MGM Mirage and the Culinary Union oppose expansion of the gaming corridor, saying it violates the principle behind the 1997 law. Developers shouldn’t be able to avoid long-established rules for casino expansion by getting a pass from the Legislature, MGM Mirage spokesman Alan Feldman said.

The 1997 law virtually stamped out the prospect of new casinos in established neighborhoods while benefiting established operators that had bought land for casinos beforehand. The limitations, however, didn’t hamper the construction of many casinos just outside the Strip corridor in recent years because these casinos, including the Palms, Rio and Hard Rock, were planned before the law took effect. These casinos are located in Gaming Enterprise Districts, which, like the Las Vegas Gaming Corridor, are self-contained zones permitting casino construction without distance limitations.

MGM Mirage and the Culinary Union’s opposition to the bill led to a redrawn proposed gaming corridor bounded by Sands Avenue to the south and Paradise Road to the east. It still includes the Wynn Las Vegas golf course and Marriott-owned land. The original expansion would have extended the gaming corridor as far west as the corner of Tropicana Avenue and Paradise Road and a wide swath of downtown Las Vegas from the Stratosphere to U.S. 95.

Culinary Union Political Director Pilar Weiss testified against the bill in its original form, but didn’t testify in opposition to the revised plan. Other trade unions involved in construction, including the Building Trades Association, have supported the bill.

City and county officials said they are neutral on the bill, while other casino giants — which either support the bill or are reserving comment — have not publicly opposed it.

Representatives of Wynn Resorts, the Golden Nugget and Marriott International could not be reached for comment.

Assemblyman Richard “Tick” Segerblom, who represents downtown Las Vegas and is vice chairman of the Assembly Judiciary Committee, opposed the initial plan because it would have allowed developers to build casinos next to homes in long-established neighborhoods.

“Gaming belongs south of the Sahara, not in historic neighborhoods” such as Beverly Green and Southridge, where additional casinos could depress home values and hurt efforts to encourage people to live closer to downtown, said Jack LeVine, a real estate agent specializing in vintage homes who initiated an e-mail campaign against the original bill.

Fueled by local opposition in his district, Segerblom succeeded in redrawing the city boundaries of the gaming corridor expansion to exclude residential neighborhoods.
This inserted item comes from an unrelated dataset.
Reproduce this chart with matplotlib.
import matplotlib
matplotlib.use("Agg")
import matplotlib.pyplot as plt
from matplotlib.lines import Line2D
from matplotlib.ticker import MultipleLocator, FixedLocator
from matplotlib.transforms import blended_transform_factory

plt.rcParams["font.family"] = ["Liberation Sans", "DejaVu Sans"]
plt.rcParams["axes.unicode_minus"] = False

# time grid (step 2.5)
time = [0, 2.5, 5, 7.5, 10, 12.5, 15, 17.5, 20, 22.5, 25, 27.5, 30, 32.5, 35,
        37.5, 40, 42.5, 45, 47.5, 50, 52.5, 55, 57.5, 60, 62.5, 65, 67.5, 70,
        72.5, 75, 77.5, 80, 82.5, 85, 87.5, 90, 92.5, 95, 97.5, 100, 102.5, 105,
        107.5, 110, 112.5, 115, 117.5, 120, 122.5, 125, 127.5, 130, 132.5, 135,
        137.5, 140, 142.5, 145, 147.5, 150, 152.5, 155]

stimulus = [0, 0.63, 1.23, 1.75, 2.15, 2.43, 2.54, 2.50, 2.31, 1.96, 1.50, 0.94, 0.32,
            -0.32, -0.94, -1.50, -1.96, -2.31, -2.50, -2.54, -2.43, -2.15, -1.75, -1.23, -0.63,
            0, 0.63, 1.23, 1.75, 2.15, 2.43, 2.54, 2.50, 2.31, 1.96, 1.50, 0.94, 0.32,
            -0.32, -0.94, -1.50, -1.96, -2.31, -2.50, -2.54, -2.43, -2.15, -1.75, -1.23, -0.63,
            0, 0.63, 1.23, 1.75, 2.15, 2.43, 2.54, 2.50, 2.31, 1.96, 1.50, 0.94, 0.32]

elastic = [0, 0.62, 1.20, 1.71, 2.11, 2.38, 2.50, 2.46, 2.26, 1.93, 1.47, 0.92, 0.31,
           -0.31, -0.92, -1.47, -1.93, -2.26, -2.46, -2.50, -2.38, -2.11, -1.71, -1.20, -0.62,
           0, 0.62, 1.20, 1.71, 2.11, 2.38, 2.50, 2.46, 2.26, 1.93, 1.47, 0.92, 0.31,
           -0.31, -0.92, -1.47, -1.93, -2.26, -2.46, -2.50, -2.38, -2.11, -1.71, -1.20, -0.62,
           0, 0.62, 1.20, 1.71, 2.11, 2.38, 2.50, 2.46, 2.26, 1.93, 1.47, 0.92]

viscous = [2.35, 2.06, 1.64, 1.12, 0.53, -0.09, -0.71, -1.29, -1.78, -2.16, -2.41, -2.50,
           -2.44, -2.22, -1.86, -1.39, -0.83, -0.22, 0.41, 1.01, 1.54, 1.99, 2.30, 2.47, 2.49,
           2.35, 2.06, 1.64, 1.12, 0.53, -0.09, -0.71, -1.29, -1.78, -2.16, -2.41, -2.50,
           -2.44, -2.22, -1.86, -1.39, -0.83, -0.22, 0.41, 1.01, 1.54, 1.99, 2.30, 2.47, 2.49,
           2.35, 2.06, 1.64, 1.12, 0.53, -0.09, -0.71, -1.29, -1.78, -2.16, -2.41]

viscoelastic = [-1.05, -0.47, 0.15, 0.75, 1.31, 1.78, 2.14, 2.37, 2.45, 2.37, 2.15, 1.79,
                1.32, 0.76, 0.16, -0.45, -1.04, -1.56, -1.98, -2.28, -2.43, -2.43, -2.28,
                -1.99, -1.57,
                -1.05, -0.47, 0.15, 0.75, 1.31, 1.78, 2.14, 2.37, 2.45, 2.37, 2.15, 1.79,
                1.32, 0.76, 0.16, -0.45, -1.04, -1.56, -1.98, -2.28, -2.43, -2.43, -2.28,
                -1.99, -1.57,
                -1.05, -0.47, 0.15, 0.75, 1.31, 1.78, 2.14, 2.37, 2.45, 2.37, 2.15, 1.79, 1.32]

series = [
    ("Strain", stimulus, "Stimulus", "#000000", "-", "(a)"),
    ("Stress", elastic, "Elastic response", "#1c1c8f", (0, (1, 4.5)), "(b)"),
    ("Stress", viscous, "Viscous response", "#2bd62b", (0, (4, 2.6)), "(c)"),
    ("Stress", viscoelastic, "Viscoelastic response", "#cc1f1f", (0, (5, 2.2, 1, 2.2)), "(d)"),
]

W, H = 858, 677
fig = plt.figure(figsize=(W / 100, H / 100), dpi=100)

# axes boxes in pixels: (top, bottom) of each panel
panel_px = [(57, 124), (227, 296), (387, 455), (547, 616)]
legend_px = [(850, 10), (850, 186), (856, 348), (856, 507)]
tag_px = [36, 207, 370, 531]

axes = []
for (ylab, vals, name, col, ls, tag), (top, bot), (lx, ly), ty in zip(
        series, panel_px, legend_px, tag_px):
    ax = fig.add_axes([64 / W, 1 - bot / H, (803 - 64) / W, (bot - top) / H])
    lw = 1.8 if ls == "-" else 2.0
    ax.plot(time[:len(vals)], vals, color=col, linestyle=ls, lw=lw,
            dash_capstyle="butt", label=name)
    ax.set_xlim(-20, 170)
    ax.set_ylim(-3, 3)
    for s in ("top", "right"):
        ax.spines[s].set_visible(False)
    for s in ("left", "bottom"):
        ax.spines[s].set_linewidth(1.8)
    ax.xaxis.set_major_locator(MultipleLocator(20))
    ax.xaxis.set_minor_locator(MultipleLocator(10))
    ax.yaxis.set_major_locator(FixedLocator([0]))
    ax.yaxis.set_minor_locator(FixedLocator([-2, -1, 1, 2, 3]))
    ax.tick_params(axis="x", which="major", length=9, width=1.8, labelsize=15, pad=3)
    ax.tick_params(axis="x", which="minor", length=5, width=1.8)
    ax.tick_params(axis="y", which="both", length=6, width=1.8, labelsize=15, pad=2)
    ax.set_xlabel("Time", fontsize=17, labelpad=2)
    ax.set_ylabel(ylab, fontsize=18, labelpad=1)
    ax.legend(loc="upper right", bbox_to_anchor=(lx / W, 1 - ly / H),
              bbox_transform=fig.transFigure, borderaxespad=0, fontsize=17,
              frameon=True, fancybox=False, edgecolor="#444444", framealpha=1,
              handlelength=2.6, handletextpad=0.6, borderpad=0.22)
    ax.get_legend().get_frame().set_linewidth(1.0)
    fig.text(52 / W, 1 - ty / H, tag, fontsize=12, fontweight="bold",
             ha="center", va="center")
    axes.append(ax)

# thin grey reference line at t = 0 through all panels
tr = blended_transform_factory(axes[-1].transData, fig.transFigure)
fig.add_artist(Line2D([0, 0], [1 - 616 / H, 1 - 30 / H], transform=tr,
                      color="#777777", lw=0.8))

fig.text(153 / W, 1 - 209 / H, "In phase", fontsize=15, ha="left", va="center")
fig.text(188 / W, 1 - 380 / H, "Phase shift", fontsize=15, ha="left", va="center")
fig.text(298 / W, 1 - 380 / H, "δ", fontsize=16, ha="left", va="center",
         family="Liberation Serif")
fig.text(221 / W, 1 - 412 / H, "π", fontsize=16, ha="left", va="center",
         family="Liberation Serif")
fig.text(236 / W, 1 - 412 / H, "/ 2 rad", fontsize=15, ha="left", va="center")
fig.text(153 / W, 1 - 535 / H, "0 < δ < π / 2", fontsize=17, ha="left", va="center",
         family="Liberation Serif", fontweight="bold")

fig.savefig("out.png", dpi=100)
The compromise includes land the Golden Nugget bought recently for expansion.

Segerblom voted for the compromise but isn’t happy with the bill, calling it developer-sponsored planning that should be the purview of government.
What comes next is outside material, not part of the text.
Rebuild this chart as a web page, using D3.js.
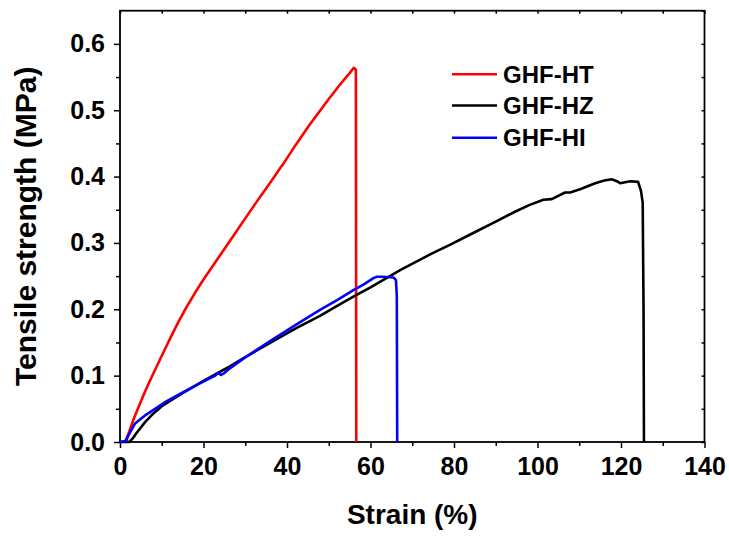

It expands gaming when it isn’t needed in this economy, he said, especially with Strip gaming giants on the verge of seeking bankruptcy protection and Boyd Gaming mothballing its unfinished Echelon resort development on the Strip.
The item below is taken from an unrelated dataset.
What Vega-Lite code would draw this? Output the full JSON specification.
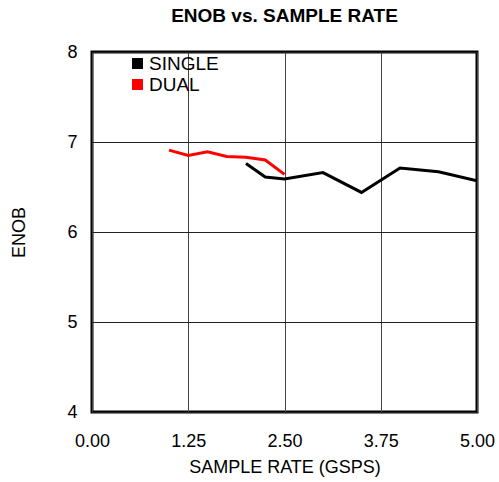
{
  "$schema": "https://vega.github.io/schema/vega-lite/v6.json",
  "autosize": "none",
  "width": 385,
  "height": 360,
  "padding": {"left": 92, "top": 52, "right": 22, "bottom": 70},
  "background": "white",
  "title": {"text": "ENOB vs. SAMPLE RATE", "font": "Liberation Sans", "fontSize": 19, "fontWeight": "bold", "color": "#000", "offset": 17, "anchor": "middle"},
  "config": {
    "view": {"stroke": "#000", "strokeWidth": 3},
    "font": "Liberation Sans"
  },
  "data": {"values": [
    {"series": "DUAL", "rate": 1.0, "enob": 6.91},
    {"series": "DUAL", "rate": 1.25, "enob": 6.85},
    {"series": "DUAL", "rate": 1.5, "enob": 6.89},
    {"series": "DUAL", "rate": 1.75, "enob": 6.84},
    {"series": "DUAL", "rate": 2.0, "enob": 6.83},
    {"series": "DUAL", "rate": 2.25, "enob": 6.80},
    {"series": "DUAL", "rate": 2.5, "enob": 6.64},
    {"series": "SINGLE", "rate": 2.0, "enob": 6.76},
    {"series": "SINGLE", "rate": 2.25, "enob": 6.61},
    {"series": "SINGLE", "rate": 2.5, "enob": 6.59},
    {"series": "SINGLE", "rate": 3.0, "enob": 6.66},
    {"series": "SINGLE", "rate": 3.5, "enob": 6.44},
    {"series": "SINGLE", "rate": 4.0, "enob": 6.71},
    {"series": "SINGLE", "rate": 4.5, "enob": 6.67},
    {"series": "SINGLE", "rate": 5.0, "enob": 6.57}
  ]},
  "mark": {"type": "line", "strokeWidth": 3, "clip": true},
  "encoding": {
    "x": {
      "field": "rate", "type": "quantitative",
      "scale": {"domain": [0, 5], "nice": false, "zero": false},
      "axis": {
        "title": "SAMPLE RATE (GSPS)", "values": [0, 1.25, 2.5, 3.75, 5], "format": ".2f",
        "domain": false, "ticks": false, "labelPadding": 20, "labelFontSize": 18, "labelColor": "#000",
        "titleFontSize": 18, "titleFontWeight": "normal", "titleColor": "#000", "titlePadding": 8,
        "grid": true, "gridColor": "#444", "gridWidth": 1, "gridOpacity": 1,
        "labelFlush": false
      }
    },
    "y": {
      "field": "enob", "type": "quantitative",
      "scale": {"domain": [4, 8], "nice": false, "zero": false},
      "axis": {
        "title": "ENOB", "values": [4, 5, 6, 7, 8],
        "domain": false, "ticks": false, "labelPadding": 15, "labelFontSize": 18, "labelColor": "#000",
        "titleFontSize": 18, "titleFontWeight": "normal", "titleColor": "#000", "titlePadding": 38,
        "grid": true, "gridColor": "#222", "gridWidth": 1, "gridOpacity": 1
      }
    },
    "color": {
      "field": "series", "type": "nominal",
      "scale": {"domain": ["SINGLE", "DUAL"], "range": ["#000000", "#ff0000"]},
      "legend": {
        "title": null, "orient": "none", "legendX": 36, "legendY": 2,
        "symbolType": "square", "symbolSize": 120, "symbolOpacity": 1,
        "labelFontSize": 19, "labelColor": "#000", "labelOffset": 2, "rowPadding": 1,
        "encode": {"symbols": {"update": {"fill": {"scale": "color", "field": "value"}, "strokeWidth": {"value": 0}}}}
      }
    },
    "detail": {"field": "series"}
  }
}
“This adds competition at a time when existing casinos are having a hard time,” Segerblom said.

Big casinos should be concentrated on the Strip, where planners can address traffic patterns and other concerns, he added. “We’d like to see the Strip built out before we start building (additional casinos) on Paradise.”

Developers are proposing the bill now so they can begin planning resorts to be built years from now, once the economy rebounds, Fiorentino said. Marriott, for example, bought nearly 14 acres near Convention Center Drive and Paradise Road for $220.5 million in 2006 and 2007, county records show.

Because the bill enables competition near the Strip, it may not be welcomed by established companies there but will benefit Las Vegas in the long term, according to UNLV economics professor Bill Robinson.

Having two companies, MGM Mirage and Harrah’s Entertainment, owning the majority of Strip casinos is bad for tourism, he said.

“What we have now is an oligopoly ... which lowers innovation and creates copycats instead of innovators. You have to have strong competition in your industry and the possibility of new people coming in and new ways of doing things.”